Healthy working forests: forests that maintain the function, diversity, and resiliency of all components and can either produce or have the potential to produce a range of wood-based products, while also serving a broad range of societal needs including recreation, water, wildlife and other ecological services.

Q. Tell us about the Endowment’s Board. Isn’t it made up exclusively of leaders from forest industry?
A. Four of 13 members of the Endowment’s Board have recent experience in the forest industry. Only one person, John Weaver, designated as liaison by the Government of Canada, is directly affiliated with the forest products industry. Duane McDougall, former CEO of Willamette Industries (now retired) was recruited for his leadership skills and financial strengths (a CPA by education); Mack Hogans, (retired from Weyerhaeuser Company) is a forester with a broad range of skills and experiences including heading a company foundation. Two of our number are family forest owners (Peggy Clark of AR and Chuck Leavell of GA). We have a former state forester (Bruce Miles, TX); a consultant to forest investors (Jim Rinehart, CA); a former University Dean and Acting Provost (David Thorud, WA); and three of the nation’s leading experts in rural communities (David Dodson, NC; Karl Stauber, VA; and Mil Duncan, NH). Our Chairman, Dick Molpus of Mississippi, owns and runs a Timber Investment Management Organization. Carlton Owen, the Endowment’s President is a forester and wildlife biologist with industry, not-for-profit and private consulting experience.

Q. We've seen press reports about a group that is challenging the Endowment. What's that about?

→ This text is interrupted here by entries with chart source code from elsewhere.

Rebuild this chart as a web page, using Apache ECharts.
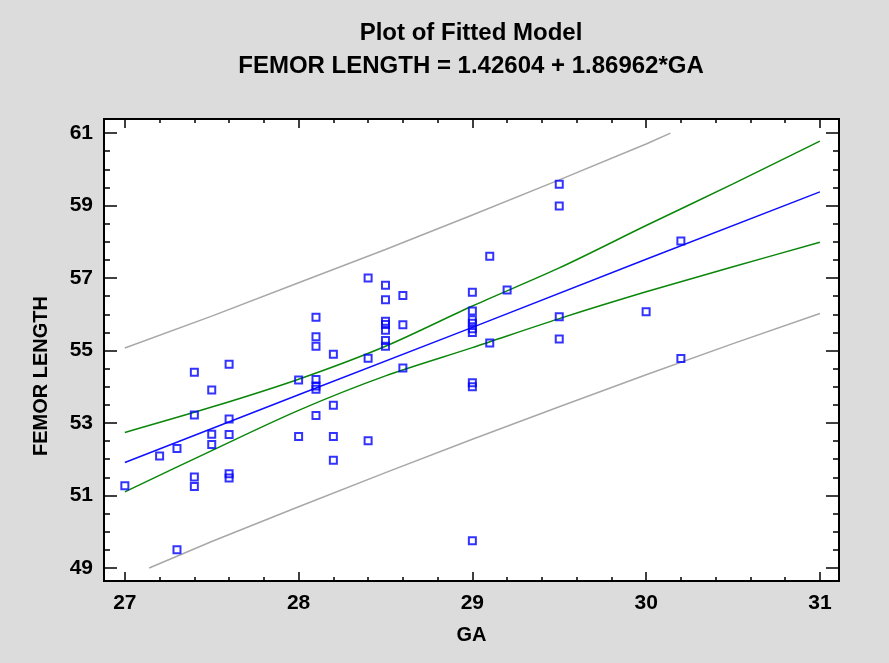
<!DOCTYPE html>
<html>
<head>
<meta charset="utf-8">
<script src="https://cdn.jsdelivr.net/npm/echarts@6/dist/echarts.min.js"></script>
<style>
html, body { margin: 0; padding: 0; background: #dcdcdc; }
#main { width: 889px; height: 663px; }
</style>
</head>
<body>
<div id="main"></div>
<script>
// observed data (GA, femur length)
var gaObs = [27.0, 27.2, 27.3, 27.3, 27.4, 27.4, 27.4, 27.4, 27.5, 27.5, 27.5,
    27.6, 27.6, 27.6, 27.6, 27.6, 28.0, 28.0,
    28.1, 28.1, 28.1, 28.1, 28.1, 28.1, 28.1,
    28.2, 28.2, 28.2, 28.2, 28.4, 28.4, 28.4,
    28.5, 28.5, 28.5, 28.5, 28.5, 28.5, 28.5, 28.6, 28.6, 28.6,
    29.0, 29.0, 29.0, 29.0, 29.0, 29.0, 29.0, 29.0, 29.0,
    29.1, 29.1, 29.2, 29.5, 29.5, 29.5, 29.5, 30.0, 30.2, 30.2];
var femurObs = [51.27, 52.09, 52.30, 49.50, 54.40, 53.22, 51.51, 51.25, 53.91, 52.69, 52.41,
    54.62, 53.11, 52.68, 51.60, 51.48, 54.19, 52.63,
    55.92, 55.38, 55.12, 54.20, 54.02, 53.93, 53.21,
    54.90, 53.49, 52.63, 51.97, 57.00, 54.79, 52.51,
    56.80, 56.40, 55.81, 55.72, 55.56, 55.28, 55.12, 56.52, 55.71, 54.52,
    56.61, 56.09, 55.85, 55.75, 55.60, 55.50, 54.11, 54.00, 49.75,
    57.60, 55.21, 56.67, 59.59, 58.99, 55.93, 55.32, 56.07, 58.02, 54.78];

// fitted line
var fitGA = [27, 28, 29, 30, 31];
var fitVal = [51.91, 53.78, 55.64, 57.52, 59.38];

// confidence limits (green)
var bandGA = [27, 27.5, 28, 28.5, 29, 29.5, 30, 30.5, 31];
var confUpper = [52.74, 53.44, 54.21, 55.12, 56.23, 57.28, 58.45, 59.60, 60.78];
var confLower = [51.10, 52.24, 53.35, 54.30, 55.08, 55.88, 56.62, 57.31, 57.99];

// prediction limits (gray)
var predUpGA = [27, 27.5, 28, 28.5, 29, 29.5, 30, 30.14];
var predUpper = [55.07, 55.95, 56.87, 57.79, 58.74, 59.71, 60.70, 61.0];
var predLoGA = [27.14, 27.5, 28, 28.5, 29, 29.5, 30, 30.5, 31];
var predLower = [49.0, 49.73, 50.69, 51.63, 52.55, 53.45, 54.33, 55.19, 56.02];

// ticks
var xMajor = [27, 28, 29, 30, 31];
var xMinor = [27.2, 27.4, 27.6, 27.8, 28.2, 28.4, 28.6, 28.8, 29.2, 29.4, 29.6, 29.8, 30.2, 30.4, 30.6, 30.8];
var yMajor = [49, 51, 53, 55, 57, 59, 61];
var yMinor = [49.5, 50, 50.5, 51.5, 52, 52.5, 53.5, 54, 54.5, 55.5, 56, 56.5, 57.5, 58, 58.5, 59.5, 60, 60.5];

var X_MIN = 26.88, X_MAX = 31.11, Y_MIN = 48.64, Y_MAX = 61.39;
var FONT = 'Liberation Sans';

function zip(a, b) {
    var out = [];
    for (var i = 0; i < a.length; i++) out.push([a[i], b[i]]);
    return out;
}

function xAx(pos, ticks, len, withLabel) {
    return {
        type: 'value', min: X_MIN, max: X_MAX, position: pos,
        axisLine: { show: false },
        splitLine: { show: false },
        axisTick: { show: true, inside: true, length: len, customValues: ticks,
            lineStyle: { color: '#000', width: 1.5 } },
        axisLabel: withLabel ? { show: true, customValues: ticks, margin: 12,
            color: '#000', fontFamily: FONT, fontWeight: 'bold', fontSize: 21 } : { show: false }
    };
}
function yAx(pos, ticks, len, withLabel) {
    return {
        type: 'value', min: Y_MIN, max: Y_MAX, position: pos,
        axisLine: { show: false },
        splitLine: { show: false },
        axisTick: { show: true, inside: true, length: len, customValues: ticks,
            lineStyle: { color: '#000', width: 1.5 } },
        axisLabel: withLabel ? { show: true, customValues: ticks, margin: 11,
            color: '#000', fontFamily: FONT, fontWeight: 'bold', fontSize: 21 } : { show: false }
    };
}

var xAxes = [xAx('bottom', xMajor, 9, true), xAx('bottom', xMinor, 4, false),
    xAx('top', xMajor, 9, false), xAx('top', xMinor, 4, false)];
xAxes[0].name = 'GA';
xAxes[0].nameLocation = 'middle';
xAxes[0].nameGap = 44;
xAxes[0].nameTextStyle = { color: '#000', fontFamily: FONT, fontWeight: 'bold', fontSize: 20 };

var yAxes = [yAx('left', yMajor, 13, true), yAx('left', yMinor, 6, false),
    yAx('right', yMajor, 13, false), yAx('right', yMinor, 6, false)];

var chart = echarts.init(document.getElementById('main'));
chart.setOption({
    backgroundColor: '#dcdcdc',
    animation: false,
    graphic: [
        { type: 'text', x: 471, y: 33, style: { text: 'Plot of Fitted Model',
            x: 0, y: 0, textAlign: 'center', textVerticalAlign: 'middle',
            font: 'bold 24px "Liberation Sans"', fill: '#000' } },
        { type: 'text', x: 471, y: 66, style: { text: 'FEMOR LENGTH = 1.42604 + 1.86962*GA',
            x: 0, y: 0, textAlign: 'center', textVerticalAlign: 'middle',
            font: 'bold 24px "Liberation Sans"', fill: '#000' } },
        { type: 'text', x: 41, y: 376, rotation: Math.PI / 2, style: { text: 'FEMOR LENGTH',
            x: 0, y: 0, textAlign: 'center', textVerticalAlign: 'middle',
            font: 'bold 20px "Liberation Sans"', fill: '#000' } }
    ],
    grid: {
        left: 104, top: 119, width: 735, height: 462,
        show: true, backgroundColor: '#fff', borderColor: '#000', borderWidth: 2
    },
    xAxis: xAxes,
    yAxis: yAxes,
    series: [
        { type: 'line', data: zip(predUpGA, predUpper), showSymbol: false,
          lineStyle: { color: '#a8a8a8', width: 1.5 }, z: 2 },
        { type: 'line', data: zip(predLoGA, predLower), showSymbol: false,
          lineStyle: { color: '#a8a8a8', width: 1.5 }, z: 2 },
        { type: 'line', data: zip(bandGA, confUpper), showSymbol: false, smooth: 0.3,
          lineStyle: { color: '#0a870a', width: 1.5 }, z: 3 },
        { type: 'line', data: zip(bandGA, confLower), showSymbol: false, smooth: 0.3,
          lineStyle: { color: '#0a870a', width: 1.5 }, z: 3 },
        { type: 'line', data: zip(fitGA, fitVal), showSymbol: false,
          lineStyle: { color: '#1010ff', width: 1.5 }, z: 4 },
        { type: 'scatter', data: zip(gaObs, femurObs), symbol: 'rect', symbolSize: 7,
          itemStyle: { color: 'rgba(0,0,0,0)', borderColor: '#0000ff', borderWidth: 2 }, z: 5 }
    ]
});
</script>
</body>
</html>
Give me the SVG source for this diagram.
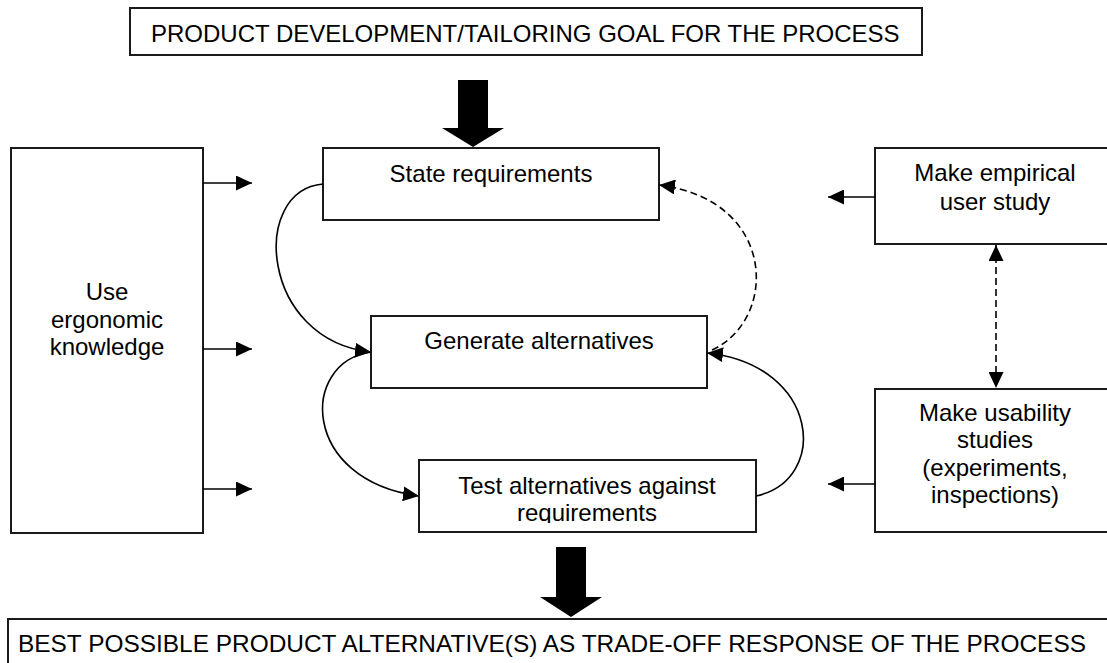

A. This stems from a single source, the Washington Forest Law Center (WFLC) in Seattle. WFLC is a public interest law firm involved in a number of challenges regarding public and private lands issues primarily in the Northwest. In the current matter, WFLC purports to represent itself along with three environmental organizations – Sierra Club, Center for Biological Diversity and Conservation Northwest. In an hour-long call on July 3, 2007, WFLC stated their concerns that the Administration had not directed the funds to programs and activities that WFLC deemed priority. WFLC repeatedly demanded “multiple board seats” on the Endowment to ensure that funds would be deployed in keeping with their interests. We made clear that the Endowment Board of Directors had been established in accord with the SLA and that WFLC’s interests would be addressed on a par with those of a multitude of other interested parties. Under no circumstances would the Endowment acquiesce to WFLC’s demand for board seats. WFLC representatives made clear that if their demands were not met, they would leverage press and political support. They’ve made good on those threats to generate attention. WFLC has also filed a Freedom of Information Act (FOIA) request seeking government documents regarding selection of organizations designated to receive funds under the “meritorious initiatives” section of the SLA. WFLC has followed that request with a FOIA lawsuit against the Administration to obtain additional information. The Endowment is not a party to that litigation.